[YOUR TASK]
Give back exactly the lines from the beginning of the listing below to the line holding "const startMonth = 9;", both ends included; the pictures stay out.
• • • •
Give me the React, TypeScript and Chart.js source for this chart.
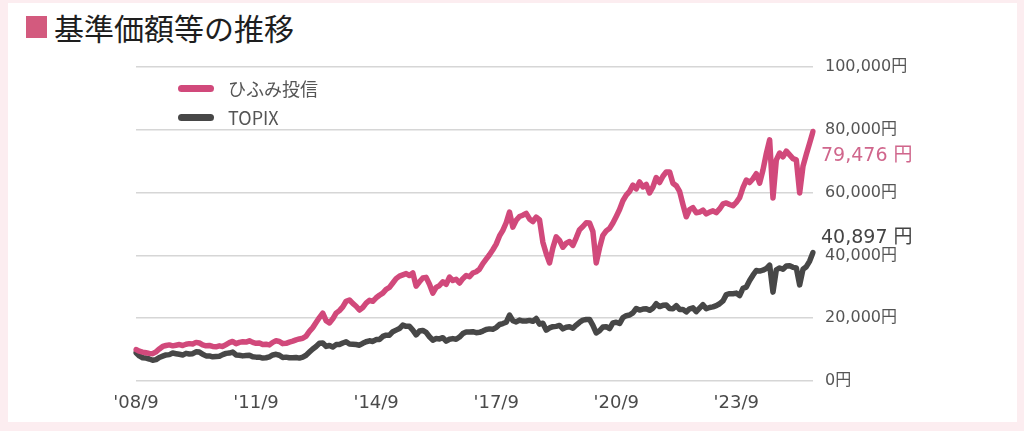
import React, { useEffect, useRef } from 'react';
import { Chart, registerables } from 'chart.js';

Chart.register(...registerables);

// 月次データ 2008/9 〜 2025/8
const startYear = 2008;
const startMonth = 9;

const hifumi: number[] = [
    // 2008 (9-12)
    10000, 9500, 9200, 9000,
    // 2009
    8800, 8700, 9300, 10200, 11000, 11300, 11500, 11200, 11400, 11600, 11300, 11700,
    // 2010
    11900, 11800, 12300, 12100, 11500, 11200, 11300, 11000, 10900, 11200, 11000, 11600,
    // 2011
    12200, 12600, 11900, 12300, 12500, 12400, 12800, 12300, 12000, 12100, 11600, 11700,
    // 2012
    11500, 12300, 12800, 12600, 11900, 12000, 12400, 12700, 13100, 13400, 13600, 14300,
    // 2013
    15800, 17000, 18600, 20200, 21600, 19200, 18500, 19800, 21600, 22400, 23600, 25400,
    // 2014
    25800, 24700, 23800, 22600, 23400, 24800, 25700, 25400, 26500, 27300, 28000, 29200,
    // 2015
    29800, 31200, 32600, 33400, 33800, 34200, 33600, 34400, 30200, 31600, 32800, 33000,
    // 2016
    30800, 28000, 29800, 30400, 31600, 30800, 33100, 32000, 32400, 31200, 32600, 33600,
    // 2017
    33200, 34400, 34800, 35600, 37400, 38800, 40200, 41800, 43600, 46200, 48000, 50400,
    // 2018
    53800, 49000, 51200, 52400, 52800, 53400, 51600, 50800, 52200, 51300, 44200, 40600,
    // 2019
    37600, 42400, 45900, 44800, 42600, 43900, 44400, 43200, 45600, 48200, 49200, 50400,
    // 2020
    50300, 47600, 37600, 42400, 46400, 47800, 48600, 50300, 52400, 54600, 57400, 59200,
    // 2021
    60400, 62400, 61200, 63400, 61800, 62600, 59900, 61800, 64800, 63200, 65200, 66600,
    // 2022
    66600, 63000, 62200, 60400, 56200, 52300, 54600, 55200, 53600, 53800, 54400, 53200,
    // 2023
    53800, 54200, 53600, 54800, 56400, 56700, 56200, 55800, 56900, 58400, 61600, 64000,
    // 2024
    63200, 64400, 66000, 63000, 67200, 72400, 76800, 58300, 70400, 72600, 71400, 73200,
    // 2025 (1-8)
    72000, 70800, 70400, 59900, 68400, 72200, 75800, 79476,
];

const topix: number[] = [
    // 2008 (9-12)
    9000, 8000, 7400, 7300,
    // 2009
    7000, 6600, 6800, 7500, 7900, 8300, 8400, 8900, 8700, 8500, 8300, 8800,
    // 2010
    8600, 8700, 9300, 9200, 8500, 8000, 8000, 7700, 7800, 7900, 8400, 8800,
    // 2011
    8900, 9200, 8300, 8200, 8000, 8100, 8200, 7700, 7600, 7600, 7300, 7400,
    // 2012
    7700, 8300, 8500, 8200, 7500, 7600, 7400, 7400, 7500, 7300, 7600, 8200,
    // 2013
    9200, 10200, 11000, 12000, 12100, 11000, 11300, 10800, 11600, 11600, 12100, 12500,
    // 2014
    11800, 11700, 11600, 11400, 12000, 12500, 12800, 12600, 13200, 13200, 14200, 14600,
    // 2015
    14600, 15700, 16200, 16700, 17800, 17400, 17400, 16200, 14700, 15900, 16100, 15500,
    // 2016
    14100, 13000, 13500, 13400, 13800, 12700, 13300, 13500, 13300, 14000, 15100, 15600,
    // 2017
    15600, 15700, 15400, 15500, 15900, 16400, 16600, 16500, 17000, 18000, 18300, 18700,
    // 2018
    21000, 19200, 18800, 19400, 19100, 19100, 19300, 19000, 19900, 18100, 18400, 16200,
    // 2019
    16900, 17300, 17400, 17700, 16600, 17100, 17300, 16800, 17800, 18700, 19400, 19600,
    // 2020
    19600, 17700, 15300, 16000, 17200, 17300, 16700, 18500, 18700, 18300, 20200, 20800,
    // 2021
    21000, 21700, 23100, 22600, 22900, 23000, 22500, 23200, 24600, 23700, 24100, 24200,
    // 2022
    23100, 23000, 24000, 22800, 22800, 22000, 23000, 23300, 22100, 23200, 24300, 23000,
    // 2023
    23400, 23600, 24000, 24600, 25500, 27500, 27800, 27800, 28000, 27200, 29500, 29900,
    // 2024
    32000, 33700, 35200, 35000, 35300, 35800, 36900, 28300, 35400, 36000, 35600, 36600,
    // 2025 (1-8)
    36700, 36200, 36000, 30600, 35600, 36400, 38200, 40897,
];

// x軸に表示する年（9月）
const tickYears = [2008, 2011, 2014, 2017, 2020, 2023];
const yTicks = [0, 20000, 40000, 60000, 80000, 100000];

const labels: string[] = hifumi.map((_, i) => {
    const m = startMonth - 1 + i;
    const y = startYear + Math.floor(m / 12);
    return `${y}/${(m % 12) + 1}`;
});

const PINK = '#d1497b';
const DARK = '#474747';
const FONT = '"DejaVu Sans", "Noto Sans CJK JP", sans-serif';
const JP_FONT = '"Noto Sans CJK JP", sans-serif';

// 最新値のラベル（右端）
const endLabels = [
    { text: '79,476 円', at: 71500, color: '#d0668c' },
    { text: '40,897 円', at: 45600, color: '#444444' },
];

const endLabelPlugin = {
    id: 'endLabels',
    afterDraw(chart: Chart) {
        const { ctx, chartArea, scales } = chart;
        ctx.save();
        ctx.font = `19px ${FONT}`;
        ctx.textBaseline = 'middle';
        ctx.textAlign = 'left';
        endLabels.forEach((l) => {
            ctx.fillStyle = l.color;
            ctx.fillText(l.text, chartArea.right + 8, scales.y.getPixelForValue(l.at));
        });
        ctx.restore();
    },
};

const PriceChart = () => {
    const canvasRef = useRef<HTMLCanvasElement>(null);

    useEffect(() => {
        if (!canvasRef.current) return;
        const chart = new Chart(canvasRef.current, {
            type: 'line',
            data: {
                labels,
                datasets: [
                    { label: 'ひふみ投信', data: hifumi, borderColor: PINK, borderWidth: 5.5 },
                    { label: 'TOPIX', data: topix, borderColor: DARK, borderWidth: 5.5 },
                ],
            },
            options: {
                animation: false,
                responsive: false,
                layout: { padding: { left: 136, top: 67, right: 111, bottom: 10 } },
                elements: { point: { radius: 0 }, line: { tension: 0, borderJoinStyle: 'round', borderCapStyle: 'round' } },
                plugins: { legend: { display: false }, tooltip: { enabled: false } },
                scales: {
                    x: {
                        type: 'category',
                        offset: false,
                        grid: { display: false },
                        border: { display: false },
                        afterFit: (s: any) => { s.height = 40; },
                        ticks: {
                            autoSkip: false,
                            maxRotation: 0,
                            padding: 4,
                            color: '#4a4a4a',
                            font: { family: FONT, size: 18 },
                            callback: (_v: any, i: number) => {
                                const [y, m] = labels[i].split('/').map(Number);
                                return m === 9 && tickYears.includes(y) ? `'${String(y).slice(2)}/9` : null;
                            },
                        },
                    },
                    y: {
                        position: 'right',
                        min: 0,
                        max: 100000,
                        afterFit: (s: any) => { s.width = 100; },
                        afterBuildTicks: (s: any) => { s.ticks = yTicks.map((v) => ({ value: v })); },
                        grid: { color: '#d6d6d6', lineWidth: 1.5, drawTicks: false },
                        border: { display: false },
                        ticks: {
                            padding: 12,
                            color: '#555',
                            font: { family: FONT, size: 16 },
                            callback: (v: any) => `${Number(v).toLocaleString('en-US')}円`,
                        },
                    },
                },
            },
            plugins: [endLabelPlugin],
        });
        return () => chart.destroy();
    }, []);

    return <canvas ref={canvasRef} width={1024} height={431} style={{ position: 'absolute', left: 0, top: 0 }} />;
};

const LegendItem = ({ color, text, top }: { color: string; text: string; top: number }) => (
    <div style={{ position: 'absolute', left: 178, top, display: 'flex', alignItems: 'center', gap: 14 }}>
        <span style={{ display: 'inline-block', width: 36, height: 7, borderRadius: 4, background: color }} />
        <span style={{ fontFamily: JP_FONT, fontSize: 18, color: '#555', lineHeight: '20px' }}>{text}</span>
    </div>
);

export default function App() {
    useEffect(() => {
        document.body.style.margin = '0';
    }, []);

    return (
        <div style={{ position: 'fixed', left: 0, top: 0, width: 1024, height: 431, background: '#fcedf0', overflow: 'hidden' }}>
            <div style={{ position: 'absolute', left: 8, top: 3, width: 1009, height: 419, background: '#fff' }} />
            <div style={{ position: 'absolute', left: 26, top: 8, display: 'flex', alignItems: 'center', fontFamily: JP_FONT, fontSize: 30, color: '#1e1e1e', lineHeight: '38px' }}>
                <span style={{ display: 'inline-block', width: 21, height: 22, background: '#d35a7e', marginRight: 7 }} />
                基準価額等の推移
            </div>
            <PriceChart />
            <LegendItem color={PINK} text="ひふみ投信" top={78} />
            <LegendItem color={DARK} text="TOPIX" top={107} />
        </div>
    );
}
• • • •
[EXERCISE OUTPUT]
Give me the React, TypeScript and Chart.js source for this chart.
import React, { useEffect, useRef } from 'react';
import { Chart, registerables } from 'chart.js';

Chart.register(...registerables);

// 月次データ 2008/9 〜 2025/8
const startYear = 2008;
const startMonth = 9;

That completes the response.